**THE REQUEST:**
Within the entries below, find the portion that opens with the line containing "Give me the Plotly source for this chart." and closes with the line containing "font=dict(size=21, color=GREY), itemwidth=30)". Retype that portion exactly and only.

**DATA SUPPLIED:**
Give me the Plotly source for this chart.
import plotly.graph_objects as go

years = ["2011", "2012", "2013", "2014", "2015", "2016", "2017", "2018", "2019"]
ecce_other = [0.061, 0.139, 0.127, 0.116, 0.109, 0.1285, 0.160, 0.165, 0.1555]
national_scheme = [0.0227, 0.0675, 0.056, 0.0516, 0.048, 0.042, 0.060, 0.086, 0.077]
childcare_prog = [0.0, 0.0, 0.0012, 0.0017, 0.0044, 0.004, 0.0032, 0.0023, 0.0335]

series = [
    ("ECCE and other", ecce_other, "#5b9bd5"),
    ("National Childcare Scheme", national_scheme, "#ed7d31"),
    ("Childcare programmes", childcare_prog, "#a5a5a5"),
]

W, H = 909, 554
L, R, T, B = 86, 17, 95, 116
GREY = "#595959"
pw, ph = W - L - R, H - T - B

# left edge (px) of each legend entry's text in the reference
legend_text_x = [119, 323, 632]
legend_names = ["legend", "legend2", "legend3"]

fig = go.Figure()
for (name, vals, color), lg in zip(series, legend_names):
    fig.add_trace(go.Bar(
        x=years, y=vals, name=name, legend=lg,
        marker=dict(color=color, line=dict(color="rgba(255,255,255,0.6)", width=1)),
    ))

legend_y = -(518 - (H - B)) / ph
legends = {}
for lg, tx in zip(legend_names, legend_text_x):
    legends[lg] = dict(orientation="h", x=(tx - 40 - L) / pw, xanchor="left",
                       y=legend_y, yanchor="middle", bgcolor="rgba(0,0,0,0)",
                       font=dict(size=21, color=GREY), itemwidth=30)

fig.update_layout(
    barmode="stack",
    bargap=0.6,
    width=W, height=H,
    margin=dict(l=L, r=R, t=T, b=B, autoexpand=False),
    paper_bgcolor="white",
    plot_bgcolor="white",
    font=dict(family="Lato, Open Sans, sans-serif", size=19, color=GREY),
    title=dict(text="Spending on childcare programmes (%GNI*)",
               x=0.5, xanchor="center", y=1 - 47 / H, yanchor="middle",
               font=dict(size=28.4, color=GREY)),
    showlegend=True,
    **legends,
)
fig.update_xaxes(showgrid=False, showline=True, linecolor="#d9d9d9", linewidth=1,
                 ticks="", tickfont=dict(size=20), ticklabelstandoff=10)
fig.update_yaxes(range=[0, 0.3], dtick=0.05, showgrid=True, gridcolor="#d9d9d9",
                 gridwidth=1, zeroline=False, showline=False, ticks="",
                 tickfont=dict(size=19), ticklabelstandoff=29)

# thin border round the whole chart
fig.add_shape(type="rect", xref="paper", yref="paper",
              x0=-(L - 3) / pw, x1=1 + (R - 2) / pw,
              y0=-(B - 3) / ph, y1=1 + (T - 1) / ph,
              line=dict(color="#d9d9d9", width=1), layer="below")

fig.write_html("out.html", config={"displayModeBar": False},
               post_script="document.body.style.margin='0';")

...

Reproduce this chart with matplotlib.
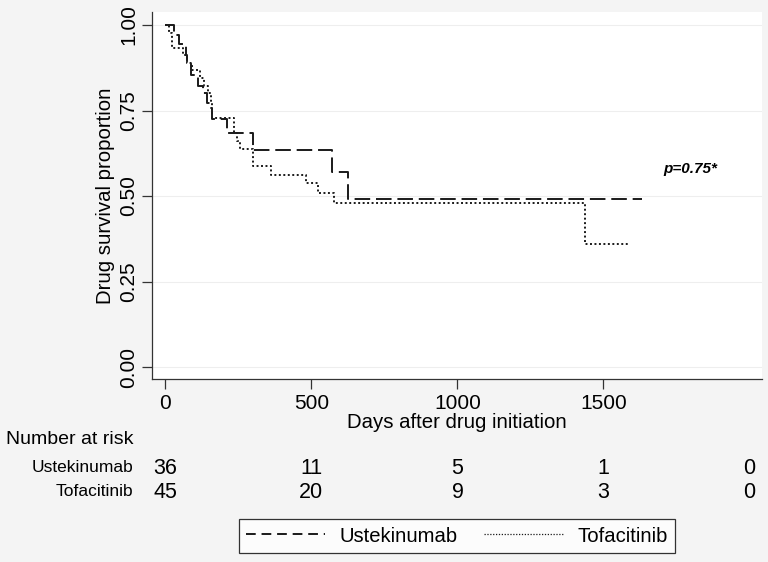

--

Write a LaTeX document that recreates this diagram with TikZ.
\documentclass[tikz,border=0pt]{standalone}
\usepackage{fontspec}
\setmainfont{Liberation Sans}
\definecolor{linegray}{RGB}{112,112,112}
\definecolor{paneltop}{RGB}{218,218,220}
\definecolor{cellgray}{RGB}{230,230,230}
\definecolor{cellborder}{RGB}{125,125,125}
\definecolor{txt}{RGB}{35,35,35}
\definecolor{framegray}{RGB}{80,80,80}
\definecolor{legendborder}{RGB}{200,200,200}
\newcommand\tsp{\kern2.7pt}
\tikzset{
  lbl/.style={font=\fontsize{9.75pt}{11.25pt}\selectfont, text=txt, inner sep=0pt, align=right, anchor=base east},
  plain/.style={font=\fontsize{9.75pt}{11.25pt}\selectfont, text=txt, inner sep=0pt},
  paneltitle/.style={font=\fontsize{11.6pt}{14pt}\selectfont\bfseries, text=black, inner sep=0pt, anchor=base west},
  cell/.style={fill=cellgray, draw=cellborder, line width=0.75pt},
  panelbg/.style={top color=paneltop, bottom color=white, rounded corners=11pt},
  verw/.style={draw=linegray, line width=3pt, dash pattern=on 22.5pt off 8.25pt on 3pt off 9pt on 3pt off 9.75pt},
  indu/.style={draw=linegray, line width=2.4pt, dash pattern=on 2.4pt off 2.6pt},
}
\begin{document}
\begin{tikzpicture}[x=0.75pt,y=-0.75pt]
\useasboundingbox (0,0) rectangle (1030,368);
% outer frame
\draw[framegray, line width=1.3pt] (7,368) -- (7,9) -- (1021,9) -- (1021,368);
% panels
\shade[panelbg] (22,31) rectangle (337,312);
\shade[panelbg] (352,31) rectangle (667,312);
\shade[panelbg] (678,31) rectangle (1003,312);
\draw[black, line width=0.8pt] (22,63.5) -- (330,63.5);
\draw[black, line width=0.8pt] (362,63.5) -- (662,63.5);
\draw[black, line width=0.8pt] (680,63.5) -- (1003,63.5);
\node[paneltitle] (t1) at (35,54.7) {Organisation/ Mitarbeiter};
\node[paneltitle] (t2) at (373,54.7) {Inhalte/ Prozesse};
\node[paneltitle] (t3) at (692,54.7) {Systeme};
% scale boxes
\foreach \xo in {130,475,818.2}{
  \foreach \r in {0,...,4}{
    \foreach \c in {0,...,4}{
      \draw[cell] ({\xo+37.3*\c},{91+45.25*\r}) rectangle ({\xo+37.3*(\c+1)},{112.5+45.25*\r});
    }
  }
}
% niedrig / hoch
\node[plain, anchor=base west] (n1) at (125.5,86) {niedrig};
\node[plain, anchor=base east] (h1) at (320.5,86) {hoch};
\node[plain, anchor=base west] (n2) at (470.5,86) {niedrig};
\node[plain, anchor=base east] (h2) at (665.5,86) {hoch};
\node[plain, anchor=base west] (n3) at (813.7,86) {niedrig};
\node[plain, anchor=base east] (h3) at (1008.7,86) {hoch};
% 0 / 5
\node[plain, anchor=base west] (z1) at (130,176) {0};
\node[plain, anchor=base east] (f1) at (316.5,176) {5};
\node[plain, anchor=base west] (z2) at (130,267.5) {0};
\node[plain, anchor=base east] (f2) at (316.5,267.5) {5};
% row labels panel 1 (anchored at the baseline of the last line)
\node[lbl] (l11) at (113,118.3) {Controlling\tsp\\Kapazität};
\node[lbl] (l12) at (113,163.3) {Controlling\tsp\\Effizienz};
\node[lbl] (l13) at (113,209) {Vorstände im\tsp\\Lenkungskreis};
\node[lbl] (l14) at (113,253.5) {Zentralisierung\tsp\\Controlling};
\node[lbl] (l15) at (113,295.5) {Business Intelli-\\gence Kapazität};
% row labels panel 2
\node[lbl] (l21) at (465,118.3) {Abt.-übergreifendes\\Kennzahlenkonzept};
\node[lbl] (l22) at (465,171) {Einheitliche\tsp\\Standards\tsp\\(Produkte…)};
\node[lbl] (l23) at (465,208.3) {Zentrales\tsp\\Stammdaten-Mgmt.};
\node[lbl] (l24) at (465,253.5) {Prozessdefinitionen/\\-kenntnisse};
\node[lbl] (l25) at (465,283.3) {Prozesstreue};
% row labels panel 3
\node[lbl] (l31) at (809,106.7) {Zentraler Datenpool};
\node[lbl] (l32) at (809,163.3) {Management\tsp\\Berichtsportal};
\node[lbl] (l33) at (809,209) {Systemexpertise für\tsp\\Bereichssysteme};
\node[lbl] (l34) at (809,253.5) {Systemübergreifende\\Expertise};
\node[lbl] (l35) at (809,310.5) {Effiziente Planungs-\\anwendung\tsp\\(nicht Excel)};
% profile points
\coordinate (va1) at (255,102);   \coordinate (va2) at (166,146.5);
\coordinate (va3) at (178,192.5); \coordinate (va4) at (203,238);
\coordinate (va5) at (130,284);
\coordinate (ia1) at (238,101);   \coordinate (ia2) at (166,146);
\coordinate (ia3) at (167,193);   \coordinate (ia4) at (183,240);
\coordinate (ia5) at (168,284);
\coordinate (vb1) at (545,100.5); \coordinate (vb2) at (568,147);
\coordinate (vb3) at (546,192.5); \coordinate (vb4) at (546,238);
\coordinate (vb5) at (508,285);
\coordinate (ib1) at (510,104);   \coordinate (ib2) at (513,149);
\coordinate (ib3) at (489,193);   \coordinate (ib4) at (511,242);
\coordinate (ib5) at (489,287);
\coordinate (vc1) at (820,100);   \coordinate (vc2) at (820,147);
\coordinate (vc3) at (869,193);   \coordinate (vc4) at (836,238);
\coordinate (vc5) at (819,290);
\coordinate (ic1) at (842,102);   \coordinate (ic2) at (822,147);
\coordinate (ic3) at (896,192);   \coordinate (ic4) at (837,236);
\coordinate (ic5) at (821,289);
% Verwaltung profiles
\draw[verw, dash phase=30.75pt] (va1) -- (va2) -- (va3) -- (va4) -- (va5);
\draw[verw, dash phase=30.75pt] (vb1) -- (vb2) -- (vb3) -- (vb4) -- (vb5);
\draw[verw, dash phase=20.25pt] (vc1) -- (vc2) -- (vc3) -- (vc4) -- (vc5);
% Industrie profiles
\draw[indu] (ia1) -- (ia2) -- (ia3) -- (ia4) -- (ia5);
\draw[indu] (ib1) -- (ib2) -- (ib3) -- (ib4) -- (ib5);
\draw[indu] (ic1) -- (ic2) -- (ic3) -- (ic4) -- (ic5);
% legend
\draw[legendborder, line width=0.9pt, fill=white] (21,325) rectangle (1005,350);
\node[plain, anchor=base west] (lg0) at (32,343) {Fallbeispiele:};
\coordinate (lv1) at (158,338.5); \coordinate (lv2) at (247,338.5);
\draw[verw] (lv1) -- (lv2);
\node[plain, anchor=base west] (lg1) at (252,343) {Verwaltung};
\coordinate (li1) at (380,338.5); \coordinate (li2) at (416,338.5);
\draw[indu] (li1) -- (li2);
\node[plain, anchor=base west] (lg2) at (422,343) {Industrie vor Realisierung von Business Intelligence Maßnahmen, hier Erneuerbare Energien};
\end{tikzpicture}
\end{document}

**WRITTEN RESPONSE:**
Give me the Plotly source for this chart.
import plotly.graph_objects as go

years = ["2011", "2012", "2013", "2014", "2015", "2016", "2017", "2018", "2019"]
ecce_other = [0.061, 0.139, 0.127, 0.116, 0.109, 0.1285, 0.160, 0.165, 0.1555]
national_scheme = [0.0227, 0.0675, 0.056, 0.0516, 0.048, 0.042, 0.060, 0.086, 0.077]
childcare_prog = [0.0, 0.0, 0.0012, 0.0017, 0.0044, 0.004, 0.0032, 0.0023, 0.0335]

series = [
    ("ECCE and other", ecce_other, "#5b9bd5"),
    ("National Childcare Scheme", national_scheme, "#ed7d31"),
    ("Childcare programmes", childcare_prog, "#a5a5a5"),
]

W, H = 909, 554
L, R, T, B = 86, 17, 95, 116
GREY = "#595959"
pw, ph = W - L - R, H - T - B

# left edge (px) of each legend entry's text in the reference
legend_text_x = [119, 323, 632]
legend_names = ["legend", "legend2", "legend3"]

fig = go.Figure()
for (name, vals, color), lg in zip(series, legend_names):
    fig.add_trace(go.Bar(
        x=years, y=vals, name=name, legend=lg,
        marker=dict(color=color, line=dict(color="rgba(255,255,255,0.6)", width=1)),
    ))

legend_y = -(518 - (H - B)) / ph
legends = {}
for lg, tx in zip(legend_names, legend_text_x):
    legends[lg] = dict(orientation="h", x=(tx - 40 - L) / pw, xanchor="left",
                       y=legend_y, yanchor="middle", bgcolor="rgba(0,0,0,0)",
                       font=dict(size=21, color=GREY), itemwidth=30)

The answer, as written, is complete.